The saying, “you can’t make everyone happy,” is especially true of the remarks made about Pope Francis’ recent visit to Brazil to celebrate World Youth Day.

Many praised him for being down to earth, humble and a breath of fresh air. And then there were others who criticized him for not saying more on women’s issues and questioned whether he was all talk and no action. One went so far as to say that his remark about not judging gays is nothing new and that multiple Christians have said as much through the ages.

The pros and cons that followed Francis’ visit confirm that we, like generations before us, live in contentious times. How might we react to these moments of contention?

Being matter of fact might be one course of action to take, not letting our emotions come to a boil and allowing ourselves to concede that conflicting opinions are part of our times. We live in a new age of instant communication that encourages people to air their opinions instantly, be they ever so varied. We’re in an age of heightened awareness about human rights in which more people are speaking out against violations.

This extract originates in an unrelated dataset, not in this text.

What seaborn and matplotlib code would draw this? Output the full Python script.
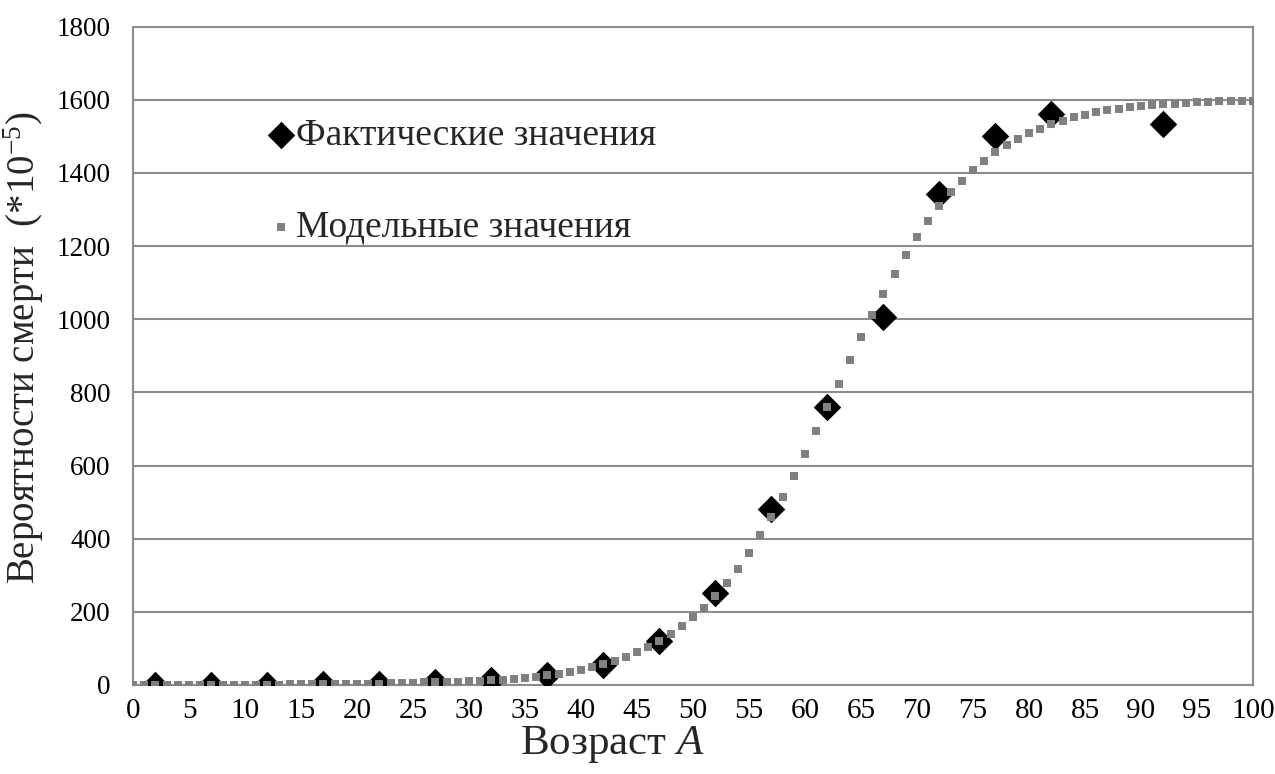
import numpy as np
import pandas as pd
import matplotlib
matplotlib.use("Agg")
import matplotlib.pyplot as plt
import seaborn as sns

# Actual (observed) values
fact_age = [2, 7, 12, 17, 22, 27, 32, 37, 42, 47, 52, 57, 62, 67, 72, 77, 82, 92]
fact_val = [0, 0, 1, 2, 4, 8, 14, 27, 55, 121, 251, 480, 759, 1007, 1342, 1501, 1561, 1534]

# Model values at each integer age 0..100
model_age = list(range(0, 101))
model_val = [0, 0, 0, 0, 0, 0, 1, 1, 1, 1,
             1, 1, 1, 1, 2, 2, 2, 2, 3, 3,
             3, 4, 4, 5, 5, 6, 7, 7, 8, 9,
             10, 11, 13, 15, 17, 19, 22, 26, 31, 36,
             42, 49, 57, 66, 76, 89, 104, 120, 140, 161,
             185, 211, 243, 280, 317, 362, 410, 459, 513, 571,
             631, 694, 759, 823, 888, 951, 1011, 1070, 1125, 1177,
             1225, 1270, 1311, 1347, 1379, 1408, 1434, 1457, 1477, 1494,
             1509, 1521, 1533, 1543, 1552, 1559, 1566, 1572, 1576, 1581,
             1583, 1586, 1588, 1590, 1592, 1594, 1595, 1596, 1597, 1598,
             1598]

x_ticks = list(range(0, 101, 5))
y_ticks = list(range(0, 1801, 200))

label_fact = "Фактические значения"
label_model = "Модельные значения"

sns.set_theme(style="white")
plt.rcParams['font.family'] = ['Liberation Serif', 'DejaVu Serif']
plt.rcParams['mathtext.fontset'] = 'custom'
plt.rcParams['mathtext.rm'] = 'Liberation Serif'
plt.rcParams['mathtext.it'] = 'Liberation Serif:italic'

fig = plt.figure(figsize=(12.75, 7.74), dpi=100)
ax = fig.add_axes([133 / 1275, (774 - 685) / 774, 1120 / 1275, (685 - 26.7) / 774])

df_fact = pd.DataFrame({"age": fact_age, "val": fact_val})
df_model = pd.DataFrame({"age": model_age, "val": model_val})

sns.scatterplot(data=df_fact, x="age", y="val", marker="D", s=14 ** 2,
                color="black", edgecolor="black", linewidth=0, ax=ax,
                label=label_fact, zorder=3)
sns.scatterplot(data=df_model, x="age", y="val", marker="s", s=5.2 ** 2,
                color="#808080", edgecolor="#808080", linewidth=0, ax=ax,
                label=label_model, zorder=4)

ax.set_xlim(0, 100)
ax.set_ylim(0, 1800)
ax.set_xticks(x_ticks)
ax.set_yticks(y_ticks)
ax.tick_params(axis='both', length=0, colors='black')
ax.tick_params(axis='x', labelsize=21, pad=9)
ax.tick_params(axis='y', labelsize=19.5, pad=16)
ax.yaxis.grid(True, color='#8c8c8c', linewidth=1.5)
ax.xaxis.grid(False)
ax.set_axisbelow(True)
for side in ['left', 'right', 'bottom', 'top']:
    ax.spines[side].set_visible(True)
    ax.spines[side].set_color('#8c8c8c')
    ax.spines[side].set_linewidth(1.5)

ax.set_xlabel("Возраст $\\mathit{A}$", fontsize=31)
ax.set_ylabel("Вероятности смерти  (*10$^{-5}$)", fontsize=28)
ax.xaxis.set_label_coords(0.428, -0.06)
ax.yaxis.set_label_coords(-0.078, 0.513)

leg = ax.legend(loc='upper left', bbox_to_anchor=(0.119, 0.861), frameon=False,
                fontsize=27, labelspacing=1.54, handletextpad=0.0,
                handlelength=0.8, borderaxespad=0, borderpad=0)

fig.savefig("out.png", dpi=100)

It is true that Catholicism has detractors who are forever seeking something negative to say. It is equally true that they have existed from the beginning of the church and will always be part of its history. One positive way to react to this is to examine their comments, to learn whether some of them can teach the church better ways of practicing the new evangelization and help to convert naysayers.

I must admit, when I read some of the negative comments about Pope Francis, I was angry. But then the thought hit me, “What would Christ say about this?” I believe he would have several different reactions.

To those championing human rights, he would say: “Be true to your convictions, listen to your heart rather than the crowds, and purify your convictions continuously!” To detractors of the church, he would say: “How do you see the church? Is it as cathedrals, a bureaucracy and self-serving, selfish people, or do you see it as the people of God serving others because of their love of God? Have you dared to let this goodness and love touch you?”

To those of us who are the church, he would say: “As I taught my apostles, there are difficulties in proclaiming me. This is the reality of being an apostle.”